- _STATED TASK_
Copy out all the lines exactly. Omit pictures.

======== DATASET EXTRACT ========

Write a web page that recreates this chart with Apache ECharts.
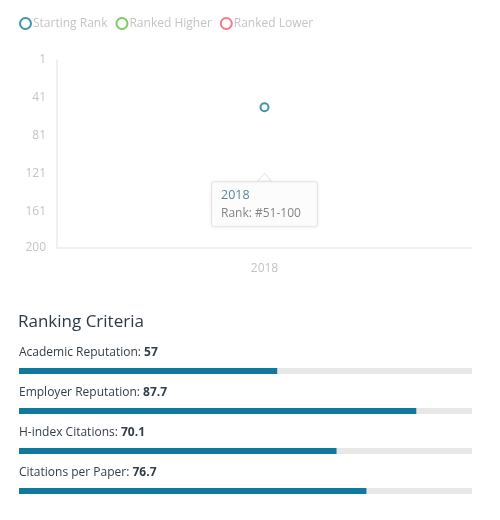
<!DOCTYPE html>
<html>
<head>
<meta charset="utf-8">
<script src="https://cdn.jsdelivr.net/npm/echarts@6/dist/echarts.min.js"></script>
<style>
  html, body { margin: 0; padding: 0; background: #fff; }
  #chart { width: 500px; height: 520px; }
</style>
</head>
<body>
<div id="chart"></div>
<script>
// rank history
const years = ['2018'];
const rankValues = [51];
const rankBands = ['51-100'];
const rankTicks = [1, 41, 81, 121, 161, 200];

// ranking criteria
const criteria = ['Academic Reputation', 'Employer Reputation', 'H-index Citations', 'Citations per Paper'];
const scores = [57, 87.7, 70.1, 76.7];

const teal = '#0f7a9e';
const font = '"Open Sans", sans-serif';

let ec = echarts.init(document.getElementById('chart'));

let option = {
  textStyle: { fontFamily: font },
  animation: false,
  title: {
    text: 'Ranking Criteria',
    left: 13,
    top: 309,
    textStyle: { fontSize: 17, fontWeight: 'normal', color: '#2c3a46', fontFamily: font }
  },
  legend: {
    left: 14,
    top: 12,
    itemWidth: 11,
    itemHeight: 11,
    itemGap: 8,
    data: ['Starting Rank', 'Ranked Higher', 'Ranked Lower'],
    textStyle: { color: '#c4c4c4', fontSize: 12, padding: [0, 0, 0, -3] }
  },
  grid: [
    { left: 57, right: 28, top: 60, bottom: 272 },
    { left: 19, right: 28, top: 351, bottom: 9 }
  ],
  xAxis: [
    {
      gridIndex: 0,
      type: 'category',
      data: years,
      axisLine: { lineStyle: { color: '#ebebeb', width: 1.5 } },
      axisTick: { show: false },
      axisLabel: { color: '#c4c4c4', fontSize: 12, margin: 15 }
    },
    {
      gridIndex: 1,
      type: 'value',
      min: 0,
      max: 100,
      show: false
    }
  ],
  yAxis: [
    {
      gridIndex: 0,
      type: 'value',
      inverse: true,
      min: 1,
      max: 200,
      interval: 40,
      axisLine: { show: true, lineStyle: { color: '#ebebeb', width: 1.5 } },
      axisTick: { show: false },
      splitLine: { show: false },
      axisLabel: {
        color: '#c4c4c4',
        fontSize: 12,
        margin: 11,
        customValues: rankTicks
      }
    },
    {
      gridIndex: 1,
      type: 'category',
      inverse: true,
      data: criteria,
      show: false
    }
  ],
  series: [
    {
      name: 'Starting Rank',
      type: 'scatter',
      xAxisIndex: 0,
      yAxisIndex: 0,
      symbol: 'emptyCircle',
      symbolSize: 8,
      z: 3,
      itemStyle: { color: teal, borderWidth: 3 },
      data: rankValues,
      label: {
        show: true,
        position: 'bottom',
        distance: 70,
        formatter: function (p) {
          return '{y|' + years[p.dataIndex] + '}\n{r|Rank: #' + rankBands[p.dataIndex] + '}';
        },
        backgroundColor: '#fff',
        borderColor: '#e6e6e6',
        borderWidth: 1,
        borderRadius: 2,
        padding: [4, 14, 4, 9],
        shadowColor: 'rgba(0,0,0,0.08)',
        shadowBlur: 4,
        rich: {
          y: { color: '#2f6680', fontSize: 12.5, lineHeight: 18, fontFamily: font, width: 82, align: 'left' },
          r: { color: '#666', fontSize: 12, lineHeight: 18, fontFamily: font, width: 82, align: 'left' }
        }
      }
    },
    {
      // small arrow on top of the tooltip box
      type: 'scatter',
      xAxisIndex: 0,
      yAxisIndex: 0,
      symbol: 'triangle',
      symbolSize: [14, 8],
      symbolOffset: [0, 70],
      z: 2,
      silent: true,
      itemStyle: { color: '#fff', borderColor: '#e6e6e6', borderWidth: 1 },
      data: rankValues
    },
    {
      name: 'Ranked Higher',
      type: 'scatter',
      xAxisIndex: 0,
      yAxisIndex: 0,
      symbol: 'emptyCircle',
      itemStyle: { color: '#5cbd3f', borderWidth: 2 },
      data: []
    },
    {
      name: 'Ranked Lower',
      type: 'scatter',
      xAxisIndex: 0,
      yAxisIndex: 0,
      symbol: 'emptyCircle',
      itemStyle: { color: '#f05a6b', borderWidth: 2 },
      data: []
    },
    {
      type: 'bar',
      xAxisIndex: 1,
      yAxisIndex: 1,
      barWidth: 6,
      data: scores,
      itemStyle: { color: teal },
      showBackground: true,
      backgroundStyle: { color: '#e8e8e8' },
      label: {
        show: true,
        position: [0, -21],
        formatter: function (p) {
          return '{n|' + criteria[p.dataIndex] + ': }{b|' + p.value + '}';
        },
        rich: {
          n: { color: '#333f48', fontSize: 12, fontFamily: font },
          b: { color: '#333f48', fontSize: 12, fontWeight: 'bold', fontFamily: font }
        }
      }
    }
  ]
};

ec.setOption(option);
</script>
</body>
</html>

========

- _PROBLEM SOLUTION_
Write a web page that recreates this chart with Apache ECharts.
<!DOCTYPE html>
<html>
<head>
<meta charset="utf-8">
<script src="https://cdn.jsdelivr.net/npm/echarts@6/dist/echarts.min.js"></script>
<style>
  html, body { margin: 0; padding: 0; background: #fff; }
  #chart { width: 500px; height: 520px; }
</style>
</head>
<body>
<div id="chart"></div>
<script>
// rank history
const years = ['2018'];
const rankValues = [51];
const rankBands = ['51-100'];
const rankTicks = [1, 41, 81, 121, 161, 200];

// ranking criteria
const criteria = ['Academic Reputation', 'Employer Reputation', 'H-index Citations', 'Citations per Paper'];
const scores = [57, 87.7, 70.1, 76.7];

const teal = '#0f7a9e';
const font = '"Open Sans", sans-serif';

let ec = echarts.init(document.getElementById('chart'));

let option = {
  textStyle: { fontFamily: font },
  animation: false,
  title: {
    text: 'Ranking Criteria',
    left: 13,
    top: 309,
    textStyle: { fontSize: 17, fontWeight: 'normal', color: '#2c3a46', fontFamily: font }
  },
  legend: {
    left: 14,
    top: 12,
    itemWidth: 11,
    itemHeight: 11,
    itemGap: 8,
    data: ['Starting Rank', 'Ranked Higher', 'Ranked Lower'],
    textStyle: { color: '#c4c4c4', fontSize: 12, padding: [0, 0, 0, -3] }
  },
  grid: [
    { left: 57, right: 28, top: 60, bottom: 272 },
    { left: 19, right: 28, top: 351, bottom: 9 }
  ],
  xAxis: [
    {
      gridIndex: 0,
      type: 'category',
      data: years,
      axisLine: { lineStyle: { color: '#ebebeb', width: 1.5 } },
      axisTick: { show: false },
      axisLabel: { color: '#c4c4c4', fontSize: 12, margin: 15 }
    },
    {
      gridIndex: 1,
      type: 'value',
      min: 0,
      max: 100,
      show: false
    }
  ],
  yAxis: [
    {
      gridIndex: 0,
      type: 'value',
      inverse: true,
      min: 1,
      max: 200,
      interval: 40,
      axisLine: { show: true, lineStyle: { color: '#ebebeb', width: 1.5 } },
      axisTick: { show: false },
      splitLine: { show: false },
      axisLabel: {
        color: '#c4c4c4',
        fontSize: 12,
        margin: 11,
        customValues: rankTicks
      }
    },
    {
      gridIndex: 1,
      type: 'category',
      inverse: true,
      data: criteria,
      show: false
    }
  ],
  series: [
    {
      name: 'Starting Rank',
      type: 'scatter',
      xAxisIndex: 0,
      yAxisIndex: 0,
      symbol: 'emptyCircle',
      symbolSize: 8,
      z: 3,
      itemStyle: { color: teal, borderWidth: 3 },
      data: rankValues,
      label: {
        show: true,
        position: 'bottom',
        distance: 70,
        formatter: function (p) {
          return '{y|' + years[p.dataIndex] + '}\n{r|Rank: #' + rankBands[p.dataIndex] + '}';
        },
        backgroundColor: '#fff',
        borderColor: '#e6e6e6',
        borderWidth: 1,
        borderRadius: 2,
        padding: [4, 14, 4, 9],
        shadowColor: 'rgba(0,0,0,0.08)',
        shadowBlur: 4,
        rich: {
          y: { color: '#2f6680', fontSize: 12.5, lineHeight: 18, fontFamily: font, width: 82, align: 'left' },
          r: { color: '#666', fontSize: 12, lineHeight: 18, fontFamily: font, width: 82, align: 'left' }
        }
      }
    },
    {
      // small arrow on top of the tooltip box
      type: 'scatter',
      xAxisIndex: 0,
      yAxisIndex: 0,
      symbol: 'triangle',
      symbolSize: [14, 8],
      symbolOffset: [0, 70],
      z: 2,
      silent: true,
      itemStyle: { color: '#fff', borderColor: '#e6e6e6', borderWidth: 1 },
      data: rankValues
    },
    {
      name: 'Ranked Higher',
      type: 'scatter',
      xAxisIndex: 0,
      yAxisIndex: 0,
      symbol: 'emptyCircle',
      itemStyle: { color: '#5cbd3f', borderWidth: 2 },
      data: []
    },
    {
      name: 'Ranked Lower',
      type: 'scatter',
      xAxisIndex: 0,
      yAxisIndex: 0,
      symbol: 'emptyCircle',
      itemStyle: { color: '#f05a6b', borderWidth: 2 },
      data: []
    },
    {
      type: 'bar',
      xAxisIndex: 1,
      yAxisIndex: 1,
      barWidth: 6,
      data: scores,
      itemStyle: { color: teal },
      showBackground: true,
      backgroundStyle: { color: '#e8e8e8' },
      label: {
        show: true,
        position: [0, -21],
        formatter: function (p) {
          return '{n|' + criteria[p.dataIndex] + ': }{b|' + p.value + '}';
        },
        rich: {
          n: { color: '#333f48', fontSize: 12, fontFamily: font },
          b: { color: '#333f48', fontSize: 12, fontWeight: 'bold', fontFamily: font }
        }
      }
    }
  ]
};

ec.setOption(option);
</script>
</body>
</html>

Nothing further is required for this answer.